Show all lines from the listing below that contain "chart".

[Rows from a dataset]
================

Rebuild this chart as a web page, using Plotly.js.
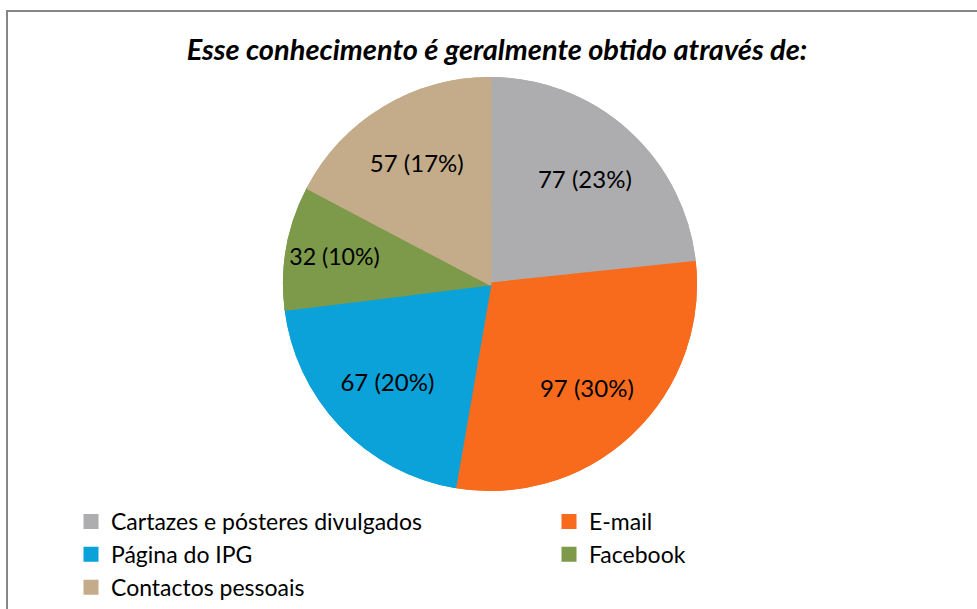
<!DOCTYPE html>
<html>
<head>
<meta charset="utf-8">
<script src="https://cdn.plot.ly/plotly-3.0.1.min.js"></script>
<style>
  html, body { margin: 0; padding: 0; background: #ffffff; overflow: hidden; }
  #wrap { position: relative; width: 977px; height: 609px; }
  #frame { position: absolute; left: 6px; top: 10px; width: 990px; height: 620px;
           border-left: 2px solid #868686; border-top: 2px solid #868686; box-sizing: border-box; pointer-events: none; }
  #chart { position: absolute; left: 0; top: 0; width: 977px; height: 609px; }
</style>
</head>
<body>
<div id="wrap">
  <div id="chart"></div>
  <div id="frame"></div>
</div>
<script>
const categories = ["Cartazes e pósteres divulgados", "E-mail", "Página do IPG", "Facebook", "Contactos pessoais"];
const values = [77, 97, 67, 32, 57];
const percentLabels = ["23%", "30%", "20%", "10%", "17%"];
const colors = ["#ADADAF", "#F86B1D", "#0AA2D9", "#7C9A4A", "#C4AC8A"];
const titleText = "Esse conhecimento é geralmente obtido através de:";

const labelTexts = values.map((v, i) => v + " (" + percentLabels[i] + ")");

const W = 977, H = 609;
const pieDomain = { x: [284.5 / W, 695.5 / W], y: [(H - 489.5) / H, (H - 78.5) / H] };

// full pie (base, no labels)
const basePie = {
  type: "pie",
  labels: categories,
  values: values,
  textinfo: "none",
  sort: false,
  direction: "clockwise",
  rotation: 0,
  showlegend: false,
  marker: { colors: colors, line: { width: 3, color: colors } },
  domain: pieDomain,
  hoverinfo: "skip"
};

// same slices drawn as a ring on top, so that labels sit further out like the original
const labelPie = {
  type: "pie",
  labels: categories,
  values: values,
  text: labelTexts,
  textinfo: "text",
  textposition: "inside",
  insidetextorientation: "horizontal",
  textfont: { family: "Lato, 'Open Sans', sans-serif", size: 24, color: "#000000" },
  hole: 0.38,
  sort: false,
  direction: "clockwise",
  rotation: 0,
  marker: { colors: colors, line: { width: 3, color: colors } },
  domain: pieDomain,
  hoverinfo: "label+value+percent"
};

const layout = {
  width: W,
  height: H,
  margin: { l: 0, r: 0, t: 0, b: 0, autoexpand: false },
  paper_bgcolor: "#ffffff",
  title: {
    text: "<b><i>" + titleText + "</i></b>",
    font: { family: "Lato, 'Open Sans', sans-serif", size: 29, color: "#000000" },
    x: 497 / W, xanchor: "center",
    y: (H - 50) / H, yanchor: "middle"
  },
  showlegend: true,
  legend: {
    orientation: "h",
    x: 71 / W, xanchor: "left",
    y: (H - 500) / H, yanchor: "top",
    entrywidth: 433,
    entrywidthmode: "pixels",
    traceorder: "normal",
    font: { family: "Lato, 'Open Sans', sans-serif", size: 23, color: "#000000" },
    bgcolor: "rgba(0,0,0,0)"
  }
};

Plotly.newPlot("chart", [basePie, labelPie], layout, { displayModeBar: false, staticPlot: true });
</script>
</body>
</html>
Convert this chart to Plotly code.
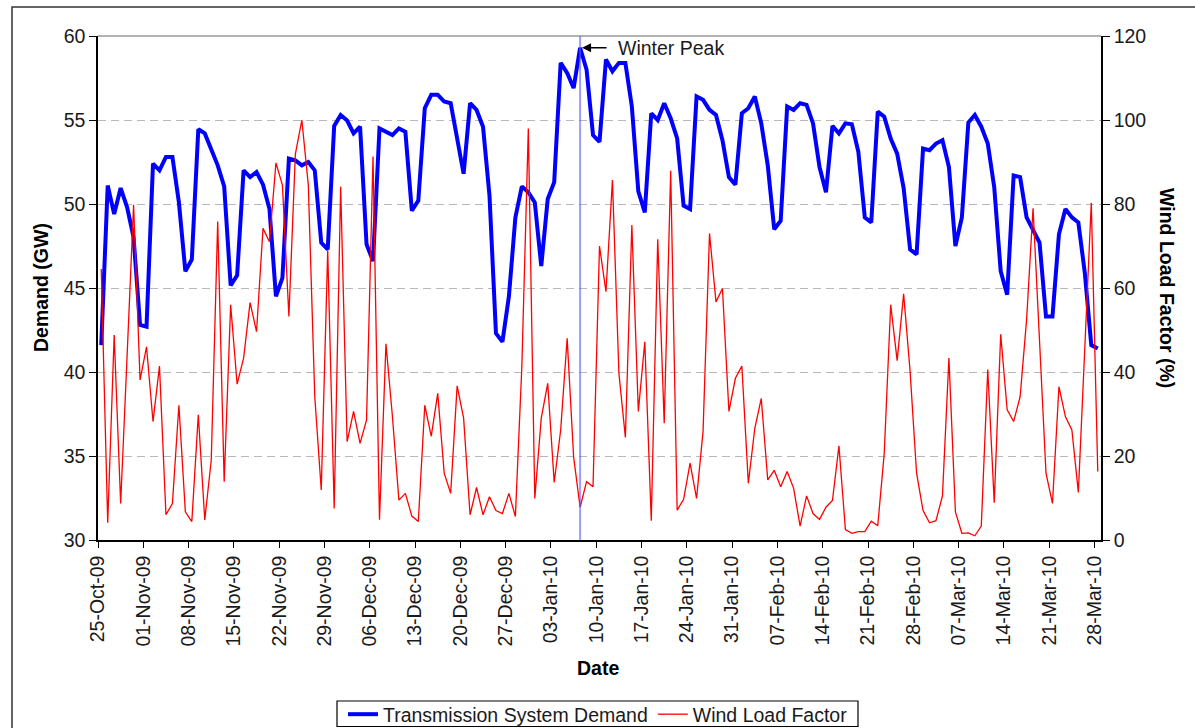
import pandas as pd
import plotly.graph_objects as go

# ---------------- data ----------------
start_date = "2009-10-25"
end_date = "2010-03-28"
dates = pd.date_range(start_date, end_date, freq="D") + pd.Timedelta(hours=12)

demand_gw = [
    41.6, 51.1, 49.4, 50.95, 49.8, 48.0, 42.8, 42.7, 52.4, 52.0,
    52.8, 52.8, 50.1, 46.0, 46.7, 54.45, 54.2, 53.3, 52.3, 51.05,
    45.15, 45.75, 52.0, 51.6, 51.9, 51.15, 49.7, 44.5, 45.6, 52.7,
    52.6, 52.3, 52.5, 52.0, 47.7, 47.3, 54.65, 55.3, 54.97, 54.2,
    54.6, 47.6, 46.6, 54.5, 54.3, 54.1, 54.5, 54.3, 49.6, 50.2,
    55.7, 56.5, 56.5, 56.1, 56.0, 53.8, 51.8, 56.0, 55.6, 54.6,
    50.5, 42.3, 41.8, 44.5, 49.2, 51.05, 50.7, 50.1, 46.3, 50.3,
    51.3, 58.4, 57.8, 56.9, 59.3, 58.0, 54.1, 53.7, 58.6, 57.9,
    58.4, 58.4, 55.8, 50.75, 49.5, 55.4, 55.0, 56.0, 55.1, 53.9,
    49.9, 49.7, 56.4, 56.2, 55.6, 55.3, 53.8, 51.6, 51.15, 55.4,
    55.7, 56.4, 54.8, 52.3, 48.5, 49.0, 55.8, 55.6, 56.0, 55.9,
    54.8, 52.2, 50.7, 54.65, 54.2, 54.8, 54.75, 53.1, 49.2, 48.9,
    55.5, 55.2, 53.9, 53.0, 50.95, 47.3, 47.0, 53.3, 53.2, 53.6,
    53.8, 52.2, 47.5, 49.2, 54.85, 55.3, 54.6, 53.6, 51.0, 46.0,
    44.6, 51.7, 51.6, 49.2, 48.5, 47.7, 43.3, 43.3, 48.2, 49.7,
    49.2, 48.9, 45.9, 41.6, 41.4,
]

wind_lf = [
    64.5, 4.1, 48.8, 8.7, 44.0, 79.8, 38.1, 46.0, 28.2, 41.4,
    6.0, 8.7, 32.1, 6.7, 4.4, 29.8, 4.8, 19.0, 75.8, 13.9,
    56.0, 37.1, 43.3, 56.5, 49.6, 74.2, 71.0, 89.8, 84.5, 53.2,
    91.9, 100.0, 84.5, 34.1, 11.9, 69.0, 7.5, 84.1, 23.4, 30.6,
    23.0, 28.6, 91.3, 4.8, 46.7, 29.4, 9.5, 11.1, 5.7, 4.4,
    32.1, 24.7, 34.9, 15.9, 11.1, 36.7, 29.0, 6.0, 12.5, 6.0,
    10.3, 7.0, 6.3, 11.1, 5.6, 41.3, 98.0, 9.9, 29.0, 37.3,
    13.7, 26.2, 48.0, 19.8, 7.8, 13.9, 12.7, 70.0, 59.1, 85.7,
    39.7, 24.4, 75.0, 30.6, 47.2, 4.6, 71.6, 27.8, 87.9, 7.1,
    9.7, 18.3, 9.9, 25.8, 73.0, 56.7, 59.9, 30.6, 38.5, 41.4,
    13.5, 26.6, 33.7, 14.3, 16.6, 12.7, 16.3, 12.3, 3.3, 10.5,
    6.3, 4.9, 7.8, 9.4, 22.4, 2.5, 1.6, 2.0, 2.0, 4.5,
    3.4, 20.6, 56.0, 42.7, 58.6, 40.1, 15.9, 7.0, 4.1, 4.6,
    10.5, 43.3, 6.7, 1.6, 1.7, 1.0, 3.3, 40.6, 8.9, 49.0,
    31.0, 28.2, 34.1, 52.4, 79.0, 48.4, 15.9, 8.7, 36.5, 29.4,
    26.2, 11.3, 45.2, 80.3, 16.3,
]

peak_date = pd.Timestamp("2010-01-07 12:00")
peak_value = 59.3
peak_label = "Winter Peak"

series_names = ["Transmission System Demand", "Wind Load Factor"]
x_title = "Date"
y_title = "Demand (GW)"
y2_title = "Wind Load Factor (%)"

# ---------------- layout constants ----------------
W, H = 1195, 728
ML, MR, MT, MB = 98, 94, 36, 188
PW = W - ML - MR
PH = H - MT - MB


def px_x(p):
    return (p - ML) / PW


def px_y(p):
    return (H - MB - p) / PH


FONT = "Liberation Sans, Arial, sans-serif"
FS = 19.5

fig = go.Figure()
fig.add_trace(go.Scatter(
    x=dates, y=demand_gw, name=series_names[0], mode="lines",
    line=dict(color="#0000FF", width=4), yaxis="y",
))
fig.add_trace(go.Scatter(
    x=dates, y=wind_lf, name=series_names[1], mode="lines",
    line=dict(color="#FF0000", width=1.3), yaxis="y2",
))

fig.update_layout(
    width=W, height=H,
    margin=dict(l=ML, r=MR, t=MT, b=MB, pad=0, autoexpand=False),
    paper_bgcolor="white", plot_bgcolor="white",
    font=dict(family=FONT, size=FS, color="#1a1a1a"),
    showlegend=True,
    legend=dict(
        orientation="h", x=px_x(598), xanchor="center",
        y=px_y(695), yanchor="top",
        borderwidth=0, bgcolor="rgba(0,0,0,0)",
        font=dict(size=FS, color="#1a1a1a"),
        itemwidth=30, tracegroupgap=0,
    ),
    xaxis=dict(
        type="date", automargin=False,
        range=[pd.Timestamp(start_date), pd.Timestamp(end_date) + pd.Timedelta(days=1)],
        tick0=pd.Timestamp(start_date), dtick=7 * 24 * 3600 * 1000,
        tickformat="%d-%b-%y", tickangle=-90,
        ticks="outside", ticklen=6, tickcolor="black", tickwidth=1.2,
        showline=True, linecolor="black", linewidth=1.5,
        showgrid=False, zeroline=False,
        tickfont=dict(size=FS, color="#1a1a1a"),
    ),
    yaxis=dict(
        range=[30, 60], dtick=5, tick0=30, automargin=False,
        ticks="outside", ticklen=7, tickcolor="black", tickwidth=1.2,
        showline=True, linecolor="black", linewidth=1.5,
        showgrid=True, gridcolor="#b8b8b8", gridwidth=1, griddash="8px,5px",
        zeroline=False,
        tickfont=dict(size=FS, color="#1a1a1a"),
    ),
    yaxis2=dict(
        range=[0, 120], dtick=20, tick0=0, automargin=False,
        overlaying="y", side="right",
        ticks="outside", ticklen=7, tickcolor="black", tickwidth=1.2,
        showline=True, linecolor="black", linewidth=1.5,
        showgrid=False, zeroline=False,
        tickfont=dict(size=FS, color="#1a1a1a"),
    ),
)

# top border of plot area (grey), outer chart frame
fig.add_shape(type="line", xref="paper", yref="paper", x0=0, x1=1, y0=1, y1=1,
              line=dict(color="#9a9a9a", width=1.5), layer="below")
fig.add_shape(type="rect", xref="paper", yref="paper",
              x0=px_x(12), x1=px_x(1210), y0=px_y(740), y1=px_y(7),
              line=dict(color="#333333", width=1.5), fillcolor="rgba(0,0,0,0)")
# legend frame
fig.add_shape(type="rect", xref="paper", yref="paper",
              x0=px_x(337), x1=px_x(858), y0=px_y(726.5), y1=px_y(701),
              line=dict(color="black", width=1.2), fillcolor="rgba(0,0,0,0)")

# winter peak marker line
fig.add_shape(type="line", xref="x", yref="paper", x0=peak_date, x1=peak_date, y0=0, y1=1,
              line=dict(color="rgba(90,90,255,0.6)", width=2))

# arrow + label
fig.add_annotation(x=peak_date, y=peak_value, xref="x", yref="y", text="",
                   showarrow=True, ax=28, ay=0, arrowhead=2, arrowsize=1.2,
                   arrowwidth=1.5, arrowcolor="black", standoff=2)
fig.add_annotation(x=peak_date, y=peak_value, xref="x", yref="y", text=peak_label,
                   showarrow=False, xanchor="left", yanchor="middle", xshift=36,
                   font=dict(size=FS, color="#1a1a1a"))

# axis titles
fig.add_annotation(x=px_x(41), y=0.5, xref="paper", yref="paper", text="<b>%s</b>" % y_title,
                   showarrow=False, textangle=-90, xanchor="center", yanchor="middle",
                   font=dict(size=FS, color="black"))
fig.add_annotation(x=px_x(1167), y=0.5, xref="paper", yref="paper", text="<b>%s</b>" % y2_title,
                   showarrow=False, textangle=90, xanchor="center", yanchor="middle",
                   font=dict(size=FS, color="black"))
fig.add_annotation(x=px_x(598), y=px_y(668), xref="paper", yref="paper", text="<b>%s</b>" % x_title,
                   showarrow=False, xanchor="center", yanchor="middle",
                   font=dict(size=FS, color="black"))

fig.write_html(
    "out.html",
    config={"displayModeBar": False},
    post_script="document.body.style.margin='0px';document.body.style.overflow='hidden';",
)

================

Reply to the exercise =>
Rebuild this chart as a web page, using Plotly.js.
  #chart { position: absolute; left: 0; top: 0; width: 977px; height: 609px; }
  <div id="chart"></div>
Plotly.newPlot("chart", [basePie, labelPie], layout, { displayModeBar: false, staticPlot: true });
Convert this chart to Plotly code.
# top border of plot area (grey), outer chart frame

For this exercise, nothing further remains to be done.